Due to the heat, the rivers in the area have dried up, burdening the electricity supply while the air conditioners are working at full power
A major Chinese city has dimmed subway lights and turned off billboards to save electricity as parts of the country face shortages due to extremely high temperatures.
The mercury has often topped 40 degrees Celsius in recent days in southwest China's Sichuan, a province that depends 80 percent on hydroelectric dams for its electricity supply.
Due to the heat, the rivers in the area have dried up, which puts a strain on the power grid while the air conditioners are running at full capacity.
To save energy, the subway of Chengdu, the capital of Sichuan province, announced yesterday that it is "optimizing" the temperature in the air conditioning system of trains and stations.
Public lighting has also been reduced and billboards are no longer illuminated in the subway, as seen in videos of the public transport, in which stations appear dimly lit.
Chengdu has more than 20 million inhabitants.
Municipal authorities also ordered that outdoor billboards not be illuminated as early as Tuesday.
On the streets, illuminated signs, which are ubiquitous in China, should also be turned off, according to municipal authorities.
As of this week, Sichuan has also been providing electricity with a number of factories and businesses shut down and parts of the population experiencing intermittent power outages.
These difficulties pose a challenge to China's economic heart, as the coastal regions of Jiangsu and Zhejiang, in eastern China, are supplied with electricity from Sichuan.
The flow of the Yangtze River is 51 percent below the five-year average, according to the CNS news agency.
Heat waves regularly hit China in the summer, especially in the arid western part of the country, as well as the south. However, according to scientists, in recent years the heatwaves have been more intense due to climate change.

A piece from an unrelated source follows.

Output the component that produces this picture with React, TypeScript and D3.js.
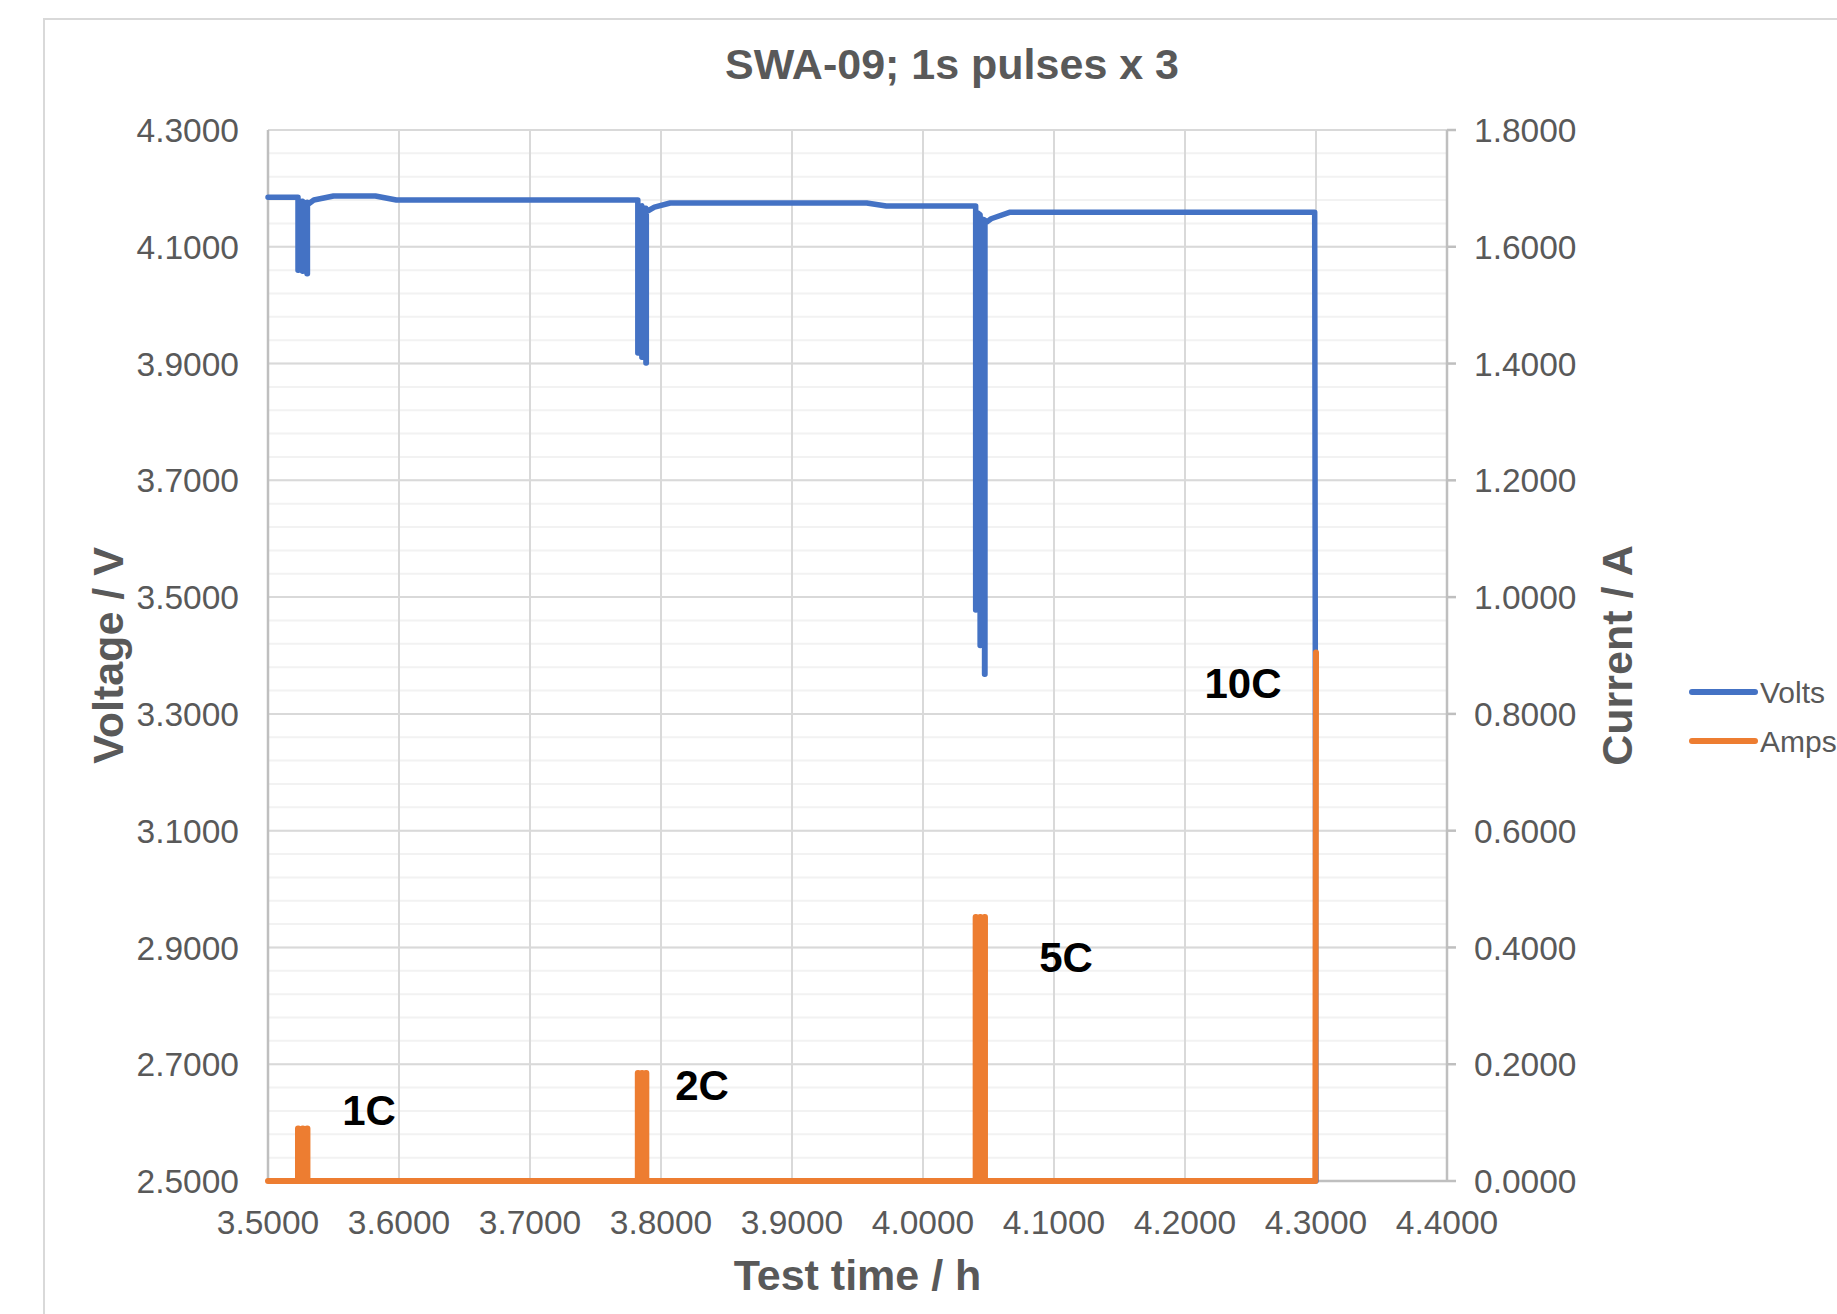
import React, { useEffect, useRef } from "react";
import * as d3 from "d3";

// Voltage trace (test time in hours, volts)
const voltTime = [
  3.5, 3.5229, 3.5229, 3.5232, 3.5232, 3.5264, 3.5264, 3.5267, 3.5267, 3.5298, 3.5298, 3.5301, 3.5301,
  3.535, 3.55, 3.582, 3.598, 3.7823, 3.7823, 3.7826, 3.7826, 3.7854, 3.7854, 3.7857, 3.7857, 3.7885,
  3.7885, 3.7888, 3.7888, 3.795, 3.807, 3.957, 3.972, 4.0402, 4.0402, 4.0405, 4.0405, 4.0436, 4.0436,
  4.0439, 4.0439, 4.047, 4.047, 4.0473, 4.0473, 4.052, 4.066, 4.299, 4.3,
];
const voltValues = [
  4.185, 4.185, 4.06, 4.06, 4.176, 4.178, 4.058, 4.058, 4.174, 4.176, 4.054, 4.054, 4.172,
  4.18, 4.187, 4.187, 4.18, 4.18, 3.918, 3.918, 4.168, 4.17, 3.911, 3.911, 4.164, 4.166,
  3.901, 3.901, 4.16, 4.168, 4.175, 4.175, 4.17, 4.17, 3.478, 3.478, 4.16, 4.155, 3.417,
  3.417, 4.148, 4.146, 3.368, 3.368, 4.14, 4.148, 4.159, 4.159, 2.5,
];

// Current trace (test time in hours, amps)
const ampTime = [
  3.5, 3.5229, 3.5229, 3.5232, 3.5232, 3.5264, 3.5264, 3.5267, 3.5267, 3.5298, 3.5298, 3.5301, 3.5301,
  3.7823, 3.7823, 3.7826, 3.7826, 3.7854, 3.7854, 3.7857, 3.7857, 3.7885, 3.7885, 3.7888, 3.7888,
  4.0402, 4.0402, 4.0405, 4.0405, 4.0436, 4.0436, 4.0439, 4.0439, 4.047, 4.047, 4.0473, 4.0473,
  4.2995, 4.3,
];
const ampValues = [
  0, 0, 0.09, 0.09, 0, 0, 0.09, 0.09, 0, 0, 0.09, 0.09, 0,
  0, 0.185, 0.185, 0, 0, 0.185, 0.185, 0, 0, 0.185, 0.185, 0,
  0, 0.452, 0.452, 0, 0, 0.452, 0.452, 0, 0, 0.452, 0.452, 0,
  0, 0.905,
];

const xTicks = [3.5, 3.6, 3.7, 3.8, 3.9, 4.0, 4.1, 4.2, 4.3, 4.4];
const voltTicks = [2.5, 2.7, 2.9, 3.1, 3.3, 3.5, 3.7, 3.9, 4.1, 4.3];
const voltMinorTicks = d3.range(2.5, 4.3001, 0.04);
const ampTicks = [0, 0.2, 0.4, 0.6, 0.8, 1.0, 1.2, 1.4, 1.6, 1.8];

const pulseLabels = [
  { text: "1C", t: 3.5771, a: 0.122 },
  { text: "2C", t: 3.8313, a: 0.164 },
  { text: "5C", t: 4.1092, a: 0.384 },
  { text: "10C", t: 4.2443, a: 0.853 },
];

const legendItems = [
  { name: "Volts", color: "#4472C4" },
  { name: "Amps", color: "#ED7D31" },
];

const FONT = "'Liberation Sans', Arial, sans-serif";

export default function App() {
  const ref = useRef<SVGSVGElement>(null);

  useEffect(() => {
    const svgWidth = 1837;
    const svgHeight = 1314;
    const left = 268;
    const right = 1447;
    const top = 130;
    const bottom = 1181;

    const svg = d3.select(ref.current);
    svg.selectAll("*").remove();
    svg.attr("width", svgWidth).attr("height", svgHeight);

    // chart area border
    svg
      .append("rect")
      .attr("x", 44)
      .attr("y", 19)
      .attr("width", 1900)
      .attr("height", 1400)
      .attr("fill", "#fff")
      .attr("stroke", "#d9d9d9")
      .attr("stroke-width", 2);

    const x = d3.scaleLinear().domain([3.5, 4.4]).range([left, right]);
    const yV = d3.scaleLinear().domain([2.5, 4.3]).range([bottom, top]);
    const yA = d3.scaleLinear().domain([0, 1.8]).range([bottom, top]);

    // minor horizontal gridlines
    svg
      .append("g")
      .selectAll("line")
      .data(voltMinorTicks)
      .enter()
      .append("line")
      .attr("x1", left)
      .attr("x2", right)
      .attr("y1", (d) => yV(d))
      .attr("y2", (d) => yV(d))
      .attr("stroke", "#f2f2f2")
      .attr("stroke-width", 2);

    // major horizontal gridlines
    svg
      .append("g")
      .selectAll("line")
      .data(voltTicks)
      .enter()
      .append("line")
      .attr("x1", left)
      .attr("x2", right)
      .attr("y1", (d) => yV(d))
      .attr("y2", (d) => yV(d))
      .attr("stroke", "#d9d9d9")
      .attr("stroke-width", 2);

    // vertical gridlines
    svg
      .append("g")
      .selectAll("line")
      .data(xTicks.slice(1, -1))
      .enter()
      .append("line")
      .attr("x1", (d) => x(d))
      .attr("x2", (d) => x(d))
      .attr("y1", top)
      .attr("y2", bottom)
      .attr("stroke", "#d9d9d9")
      .attr("stroke-width", 2);

    // axis lines
    const axisColor = "#bfbfbf";
    svg.append("line").attr("x1", left).attr("x2", left).attr("y1", top).attr("y2", bottom)
      .attr("stroke", axisColor).attr("stroke-width", 2.5);
    svg.append("line").attr("x1", right).attr("x2", right).attr("y1", top).attr("y2", bottom)
      .attr("stroke", axisColor).attr("stroke-width", 2.5);
    svg.append("line").attr("x1", left).attr("x2", right).attr("y1", bottom).attr("y2", bottom)
      .attr("stroke", axisColor).attr("stroke-width", 2.5);

    // right axis ticks
    svg
      .append("g")
      .selectAll("line")
      .data(ampTicks)
      .enter()
      .append("line")
      .attr("x1", right)
      .attr("x2", right + 9)
      .attr("y1", (d) => yA(d))
      .attr("y2", (d) => yA(d))
      .attr("stroke", axisColor)
      .attr("stroke-width", 2.5);

    const tickFont = 33.5;
    const tickColor = "#595959";

    // left tick labels
    svg
      .append("g")
      .selectAll("text")
      .data(voltTicks)
      .enter()
      .append("text")
      .attr("x", 239)
      .attr("y", (d) => yV(d))
      .attr("dy", "0.36em")
      .attr("text-anchor", "end")
      .attr("font-family", FONT)
      .attr("font-size", tickFont)
      .attr("fill", tickColor)
      .text((d) => d.toFixed(4));

    // right tick labels
    svg
      .append("g")
      .selectAll("text")
      .data(ampTicks)
      .enter()
      .append("text")
      .attr("x", 1474)
      .attr("y", (d) => yA(d))
      .attr("dy", "0.36em")
      .attr("text-anchor", "start")
      .attr("font-family", FONT)
      .attr("font-size", tickFont)
      .attr("fill", tickColor)
      .text((d) => d.toFixed(4));

    // bottom tick labels
    svg
      .append("g")
      .selectAll("text")
      .data(xTicks)
      .enter()
      .append("text")
      .attr("x", (d) => x(d))
      .attr("y", 1222)
      .attr("dy", "0.36em")
      .attr("text-anchor", "middle")
      .attr("font-family", FONT)
      .attr("font-size", tickFont)
      .attr("fill", tickColor)
      .text((d) => d.toFixed(4));

    // data lines
    const voltLine = d3
      .line<number>()
      .x((d, i) => x(voltTime[i]))
      .y((d) => yV(d));
    const ampLine = d3
      .line<number>()
      .x((d, i) => x(ampTime[i]))
      .y((d) => yA(d));

    svg
      .append("path")
      .attr("d", voltLine(voltValues))
      .attr("fill", "none")
      .attr("stroke", "#4472C4")
      .attr("stroke-width", 5.5)
      .attr("stroke-linejoin", "round")
      .attr("stroke-linecap", "round");

    svg
      .append("path")
      .attr("d", ampLine(ampValues))
      .attr("fill", "none")
      .attr("stroke", "#ED7D31")
      .attr("stroke-width", 6)
      .attr("stroke-linejoin", "round")
      .attr("stroke-linecap", "round");

    // pulse labels
    svg
      .append("g")
      .selectAll("text")
      .data(pulseLabels)
      .enter()
      .append("text")
      .attr("x", (d) => x(d.t))
      .attr("y", (d) => yA(d.a))
      .attr("dy", "0.36em")
      .attr("text-anchor", "middle")
      .attr("font-family", FONT)
      .attr("font-size", 42)
      .attr("font-weight", "bold")
      .attr("fill", "#000")
      .text((d) => d.text);

    const titleFont = 43;

    // title
    svg
      .append("text")
      .attr("x", 952)
      .attr("y", 64)
      .attr("dy", "0.36em")
      .attr("text-anchor", "middle")
      .attr("font-family", FONT)
      .attr("font-size", titleFont)
      .attr("font-weight", "bold")
      .attr("fill", tickColor)
      .text("SWA-09; 1s pulses x 3");

    // axis titles
    svg
      .append("text")
      .attr("x", (left + right) / 2)
      .attr("y", 1275)
      .attr("dy", "0.36em")
      .attr("text-anchor", "middle")
      .attr("font-family", FONT)
      .attr("font-size", titleFont)
      .attr("font-weight", "bold")
      .attr("fill", tickColor)
      .text("Test time / h");

    svg
      .append("text")
      .attr("transform", `translate(108,${(top + bottom) / 2}) rotate(-90)`)
      .attr("dy", "0.36em")
      .attr("text-anchor", "middle")
      .attr("font-family", FONT)
      .attr("font-size", titleFont)
      .attr("font-weight", "bold")
      .attr("fill", tickColor)
      .text("Voltage / V");

    svg
      .append("text")
      .attr("transform", `translate(1617,${(top + bottom) / 2}) rotate(-90)`)
      .attr("dy", "0.36em")
      .attr("text-anchor", "middle")
      .attr("font-family", FONT)
      .attr("font-size", titleFont)
      .attr("font-weight", "bold")
      .attr("fill", tickColor)
      .text("Current / A");

    // legend
    const legend = svg
      .append("g")
      .selectAll("g")
      .data(legendItems)
      .enter()
      .append("g")
      .attr("transform", (d, i) => `translate(0,${692 + i * 49})`);

    legend
      .append("line")
      .attr("x1", 1692)
      .attr("x2", 1755)
      .attr("stroke", (d) => d.color)
      .attr("stroke-width", 6)
      .attr("stroke-linecap", "round");

    legend
      .append("text")
      .attr("x", 1760)
      .attr("dy", "0.36em")
      .attr("font-family", FONT)
      .attr("font-size", 30)
      .attr("fill", tickColor)
      .text((d) => d.name);
  }, []);

  return (
    <svg
      ref={ref}
      style={{ position: "absolute", left: 0, top: 0, display: "block", overflow: "hidden" }}
    />
  );
}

According to the national meteorological service, China is experiencing its longest period of high temperatures since 1961.

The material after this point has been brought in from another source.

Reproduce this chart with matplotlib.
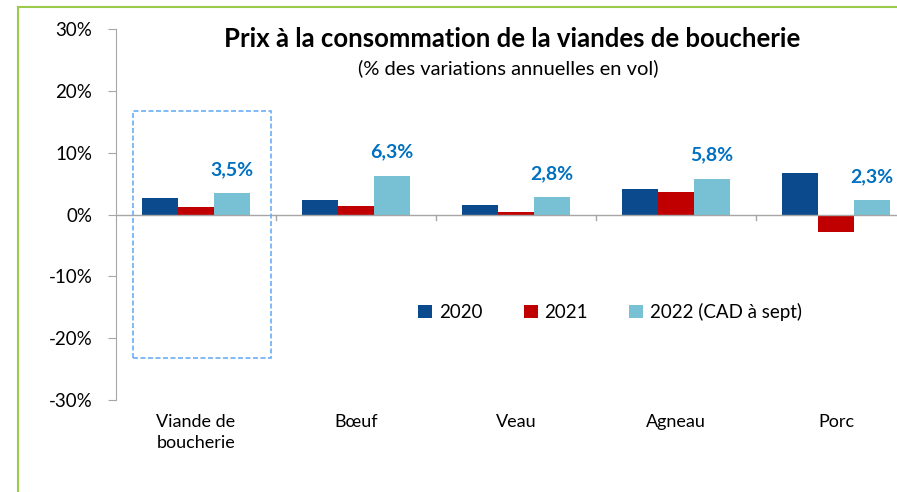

In Jiangsu, in the eastern part of the country, it is so hot that the temperature of the pavement reaches 68 degrees Celsius in places. Local authorities have warned drivers of the risk of vehicle tires bursting.
At the same time, flash floods hit the northwestern and normally arid part of China on Wednesday.
The death toll from them, which was revised upwards today, stands at at least 18, while 13 are missing, according to national television network CCTV.
These floods caused landslides in a mountainous area and diverted the river flow.